Would you retype, exactly and without the pictures, the lines between the line holding "What matplotlib code" and the line holding "import numpy as np", inclusive, and nothing else?
======
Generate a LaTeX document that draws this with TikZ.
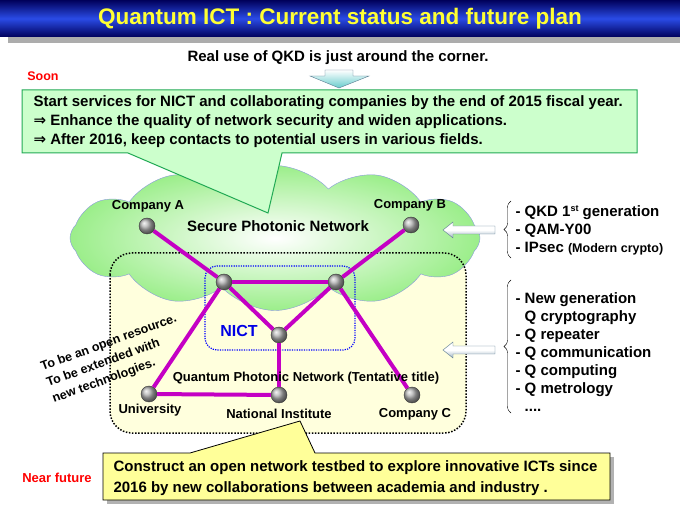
\documentclass[tikz,border=0pt]{standalone}
\usepackage{fontspec}
\setmainfont{Liberation Sans}
\newfontfamily\symbolfont{DejaVu Sans}
\usetikzlibrary{shapes.symbols,decorations.pathreplacing}
\definecolor{navy}{HTML}{00005A}
\definecolor{titleblue}{HTML}{2A4BE6}
\definecolor{titleyellow}{HTML}{FFFF33}
\definecolor{notegreen}{HTML}{CCFFCC}
\definecolor{notegreenline}{HTML}{22AA55}
\definecolor{cloudgreen}{HTML}{9BEE8A}
\definecolor{cloudline}{HTML}{8899DD}
\definecolor{qpnyellow}{HTML}{FFFFDD}
\definecolor{linkpurple}{HTML}{C400C4}
\definecolor{noteyellow}{HTML}{FFFF99}
\definecolor{arrowfill}{HTML}{9FB4C4}
\definecolor{arrowline}{HTML}{5A7A90}
\definecolor{downfill}{HTML}{66CCCC}
\newcommand{\thento}{{\symbolfont\bfseries ⇒}}
\begin{document}
\begin{tikzpicture}[x=1pt,y=-1pt,
    txt/.style={font=\bfseries\fontsize{15}{18}\selectfont},
    lbl/.style={font=\bfseries\fontsize{13}{15}\selectfont},
    ball/.style={circle,minimum size=16pt,inner sep=0pt,ball color=gray!60,draw=gray!45!black,thin},
    link/.style={draw=linkpurple,line width=4pt},
    redlbl/.style={font=\bfseries\fontsize{13}{15}\selectfont,text=red}]
    \useasboundingbox (0,0) rectangle (680,510);

    \shade[top color=navy,bottom color=navy,middle color=titleblue] (0,0) rectangle (680,37);
    \fill[gray!65] (8,37) rectangle (680,43);
    \node[font=\bfseries\fontsize{22.5}{26}\selectfont,text=titleyellow] (title) at (340,19) {Quantum ICT : Current status and future plan};

    \node[txt] (soonuse) at (338,58) {Real use of QKD is just around the corner.};
    \node[redlbl,font=\bfseries\fontsize{12.5}{15}\selectfont] (soon) at (43,76) {Soon};
    \shade[top color=white,bottom color=downfill,draw=arrowline] (325,70) -- (353,70) -- (353,76) -- (369,76) -- (339,88) -- (310,76) -- (325,76) -- cycle;

    \fill[qpnyellow,rounded corners=22pt] (110,253) rectangle (466,433);
    \node[cloud,cloud puffs=12,cloud puff arc=95,aspect=2.9,minimum width=410pt,minimum height=145pt,draw=cloudline,inner color=white,outer color=cloudgreen] (spn) at (275,238) {};
    \draw[dash pattern=on 1.5pt off 1.6pt,line width=1.5pt,rounded corners=22pt] (110,253) rectangle (466,433);
    \draw[blue,dash pattern=on 1.2pt off 1.2pt,line width=1.2pt,rounded corners=12pt] (205,266) rectangle (355,350);

    \node[font=\bfseries\fontsize{15}{18}\selectfont] (spn-l) at (278,226) {Secure Photonic Network};
    \node[font=\bfseries\fontsize{16}{18}\selectfont,text=blue!90!black] (nict-l) at (239,331) {NICT};

    \node[ball] (ca) at (147,226) {};
    \node[ball] (cb) at (411,225) {};
    \node[ball] (n1) at (224,282) {};
    \node[ball] (n2) at (336,282) {};
    \node[ball] (nict) at (279,335) {};
    \node[ball] (uni) at (149,394) {};
    \node[ball] (ni) at (279,395) {};
    \node[ball] (cc) at (412,395) {};

    \draw[link] (ca) -- (n1);
    \draw[link] (cb) -- (n2);
    \draw[link] (n1) -- (n2);
    \draw[link] (n1) -- (nict);
    \draw[link] (n2) -- (nict);
    \draw[link] (n1) -- (uni);
    \draw[link] (uni) -- (ni);
    \draw[link] (nict) -- (ni);
    \draw[link] (n2) -- (cc);

    \node[lbl] (qpn-l) at (306,378) {Quantum Photonic Network (Tentative title)};
    \node[lbl] (ca-l) at (148,206) {Company A};
    \node[lbl] (cb-l) at (410,205) {Company B};
    \node[lbl] (uni-l) at (150,410) {University};
    \node[lbl] (ni-l) at (279,414) {National Institute};
    \node[lbl] (cc-l) at (415,414) {Company C};

    \node[lbl,rotate=20,anchor=west,align=left,font=\bfseries\fontsize{12.5}{17}\selectfont] (open-l) at (44,385) {To be an open resource.\\To be extended with\\new technologies.};

    \shade[top color=white,bottom color=arrowfill,middle color=white,draw=arrowline] (443,230) -- (453,222) -- (453,226) -- (495,226) -- (495,234) -- (453,234) -- (453,238) -- cycle;
    \shade[top color=white,bottom color=arrowfill,middle color=white,draw=arrowline] (443,350) -- (453,342) -- (453,346) -- (495,346) -- (495,354) -- (453,354) -- (453,358) -- cycle;
    \draw[decorate,decoration={brace,amplitude=7pt}] (511,258) -- (511,201);
    \draw[decorate,decoration={brace,amplitude=7pt}] (511,413) -- (511,280);
    \node[txt,anchor=west,align=left,font=\bfseries\fontsize{15}{18}\selectfont] (sec-list) at (512,230) {- QKD 1{\fontsize{9}{9}\selectfont\raisebox{4.5pt}{st}} generation\\- QAM-Y00\\- IPsec {\fontsize{12.5}{18}\selectfont (Modern crypto)}};
    \node[txt,anchor=west,align=left,font=\bfseries\fontsize{15}{18}\selectfont] (q-list) at (512,352) {- New generation\\\phantom{- }Q cryptography\\- Q repeater\\- Q communication\\- Q computing\\- Q metrology\\\phantom{- }....};

    \filldraw[fill=notegreen,draw=notegreenline,line width=1pt] (22,90) -- (637,90) -- (637,153) -- (282,153) -- (268,213) -- (128,153) -- (22,153) -- cycle;
    \node[txt,anchor=west,align=left,font=\bfseries\fontsize{15}{19}\selectfont] (plan) at (30,122) {Start services for NICT and collaborating companies by the end of 2015 fiscal year.\\\thento{} Enhance the quality of network security and widen applications.\\\thento{} After 2016, keep contacts to potential users in various fields.};

    \fill[gray!60] (107,457) rectangle (614,504);
    \filldraw[fill=noteyellow,draw=black,line width=0.8pt] (103,453) -- (190,453) -- (300,421) -- (315,453) -- (610,453) -- (610,500) -- (103,500) -- cycle;
    \node[txt,anchor=west,align=left,font=\bfseries\fontsize{15}{21}\selectfont] (testbed) at (110,478) {Construct an open network testbed to explore innovative ICTs since\\2016 by new collaborations between academia and industry .};
    \node[redlbl] (future) at (57,478) {Near future};
\end{tikzpicture}
\end{document}
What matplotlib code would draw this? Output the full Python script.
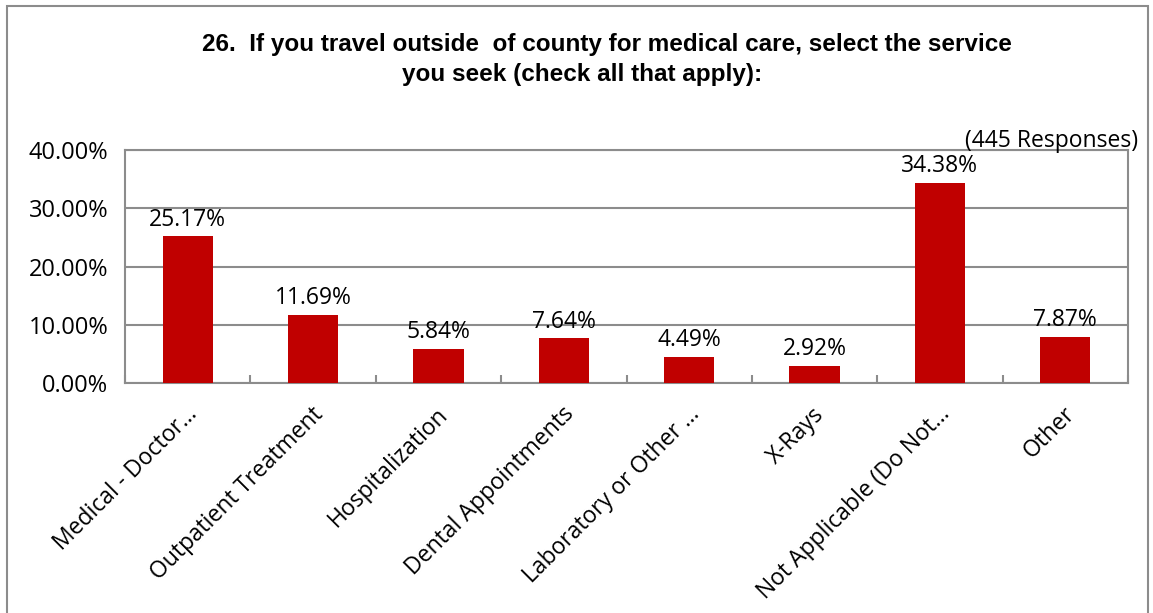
import matplotlib.pyplot as plt
from matplotlib.patches import Rectangle
from matplotlib.transforms import ScaledTranslation
import numpy as np

categories = ['Medical - Doctor…', 'Outpatient Treatment', 'Hospitalization',
              'Dental Appointments', 'Laboratory or Other …', 'X-Rays',
              'Not Applicable (Do Not…', 'Other']
values = [25.17, 11.69, 5.84, 7.64, 4.49, 2.92, 34.38, 7.87]
yticks = [0, 10, 20, 30, 40]

title_lines = ['26.  If you travel outside  of county for medical care, select the service',
               'you seek (check all that apply):']
note = '(445 Responses)'

bar_color = '#C00000'
grid_color = '#8C8C8C'
label_font = ['Open Sans', 'DejaVu Sans']
fs = 16.5

fig = plt.figure(figsize=(11.53, 6.13), dpi=100)
ax = fig.add_axes([125 / 1153, 1 - 383 / 613, (1128 - 125) / 1153, (383 - 150) / 613])

x = np.arange(len(categories))
ax.bar(x, values, width=0.4, color=bar_color, zorder=3)
for xi, v in zip(x, values):
    ax.text(xi, v + 0.8, f'{v:.2f}%', ha='center', va='bottom',
            fontsize=fs, family=label_font)

ax.set_xlim(-0.5, len(categories) - 0.5)
ax.set_ylim(0, 40)
ax.set_yticks(yticks)
ax.set_yticklabels([f'{t:.2f}%' for t in yticks], fontsize=17, family=label_font)
ax.yaxis.grid(True, color=grid_color, linewidth=1.5, zorder=0)
ax.tick_params(axis='y', length=0, pad=12)

ax.set_xticks(x)
ax.set_xticklabels(categories, rotation=45, ha='right', rotation_mode='anchor',
                   fontsize=fs, family=label_font)
ax.tick_params(axis='x', length=0, pad=14)
shift = ScaledTranslation(-2 / 100, 0, fig.dpi_scale_trans)
for lbl in ax.get_xticklabels():
    lbl.set_transform(lbl.get_transform() + shift)
ax.set_xticks(np.arange(len(categories) + 1) - 0.5, minor=True)
ax.tick_params(axis='x', which='minor', direction='in', length=6,
               color=grid_color, width=1.5)

for s in ax.spines.values():
    s.set_color(grid_color)
    s.set_linewidth(1.5)

# two title lines, each centred where the reference puts it
title_x = [607, 582]
title_y = [45, 75]
for line, tx, ty in zip(title_lines, title_x, title_y):
    fig.text(tx / 1153, 1 - ty / 613, line, ha='center', va='center', fontsize=17.5,
             fontweight='bold', family=['Liberation Sans', 'DejaVu Sans'])
fig.text(1138 / 1153, 1 - 141 / 613, note, ha='right', va='center',
         fontsize=fs, family=label_font)

fig.patches.append(Rectangle((7 / 1153, -0.05), (1148 - 7) / 1153, 1.05 - 6 / 613,
                             transform=fig.transFigure, fill=False,
                             edgecolor=grid_color, linewidth=1.5))

fig.savefig('out.png', dpi=100)
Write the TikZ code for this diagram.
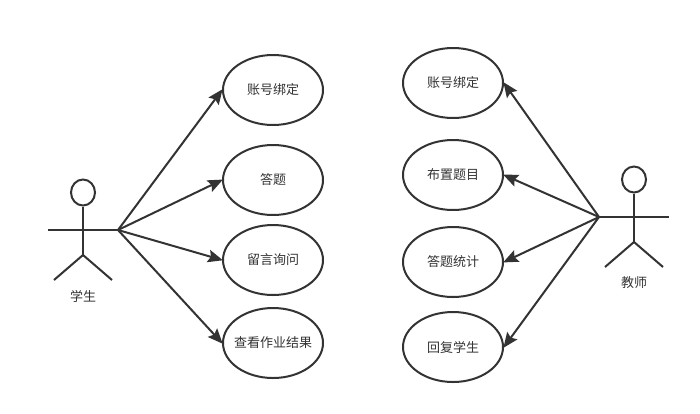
\documentclass[tikz,border=0pt]{standalone}
\usepackage{fontspec}
\setmainfont{Noto Sans CJK SC}
\usetikzlibrary{arrows.meta,shapes.geometric}
\definecolor{ink}{HTML}{333333}
\tikzset{
  usecase/.style={draw=ink,line width=2pt,ellipse,minimum width=100pt,minimum height=70pt,inner sep=0pt,text=ink,font=\fontsize{13pt}{15pt}\selectfont,fill=white},
  limb/.style={draw=ink,line width=2pt},
  headshape/.style={draw=ink,line width=2pt,ellipse,minimum width=24pt,minimum height=26pt,inner sep=0pt},
  conn/.style={draw=ink,line width=2pt,-{Stealth[length=15pt,width=12.5pt,inset=2.5pt]},shorten >=-1pt},
  lbl/.style={text=ink,font=\fontsize{13pt}{15pt}\selectfont,inner sep=0pt}
}
\begin{document}
\begin{tikzpicture}[x=1pt,y=-1pt]
\useasboundingbox (0,0) rectangle (700,413);
% left actor
\node[headshape] (h1) at (83,192.5) {};
\coordinate (n1) at (83,255);
\coordinate (al1) at (48,230);
\coordinate (ar1) at (118,230);
\coordinate (fl1) at (54,280);
\coordinate (fr1) at (112,280);
\draw[limb] (h1.south) -- (n1);
\draw[limb] (al1) -- (ar1);
\draw[limb] (fl1) -- (n1) -- (fr1);
\node[lbl] (t1) at (83,296) {学生};
% right actor
\node[headshape] (h2) at (634,179.5) {};
\coordinate (n2) at (634,242);
\coordinate (al2) at (599,217);
\coordinate (ar2) at (669,217);
\coordinate (fl2) at (605,267);
\coordinate (fr2) at (663,267);
\draw[limb] (h2.south) -- (n2);
\draw[limb] (al2) -- (ar2);
\draw[limb] (fl2) -- (n2) -- (fr2);
\node[lbl] (t2) at (634,283) {教师};
% use cases
\node[usecase] (a) at (273,90) {\makebox[0pt]{账号绑定}};
\node[usecase] (b) at (273,180) {\makebox[0pt]{答题}};
\node[usecase] (c) at (273,260) {\makebox[0pt]{留言询问}};
\node[usecase] (d) at (273,343) {\makebox[0pt]{查看作业结果}};
\node[usecase] (e) at (453,83) {\makebox[0pt]{账号绑定}};
\node[usecase] (f) at (453,175) {\makebox[0pt]{布置题目}};
\node[usecase] (g) at (453,262) {\makebox[0pt]{答题统计}};
\node[usecase] (h) at (453,347) {\makebox[0pt]{回复学生}};
% connectors
\draw[conn] (ar1) -- (a.west);
\draw[conn] (ar1) -- (b.west);
\draw[conn] (ar1) -- (c.west);
\draw[conn] (ar1) -- (d.west);
\draw[conn] (al2) -- (e.east);
\draw[conn] (al2) -- (f.east);
\draw[conn] (al2) -- (g.east);
\draw[conn] (al2) -- (h.east);
\end{tikzpicture}
\end{document}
======
Written answer:
What matplotlib code would draw this? Output the full Python script.
import matplotlib.pyplot as plt
from matplotlib.patches import Rectangle
from matplotlib.transforms import ScaledTranslation
import numpy as np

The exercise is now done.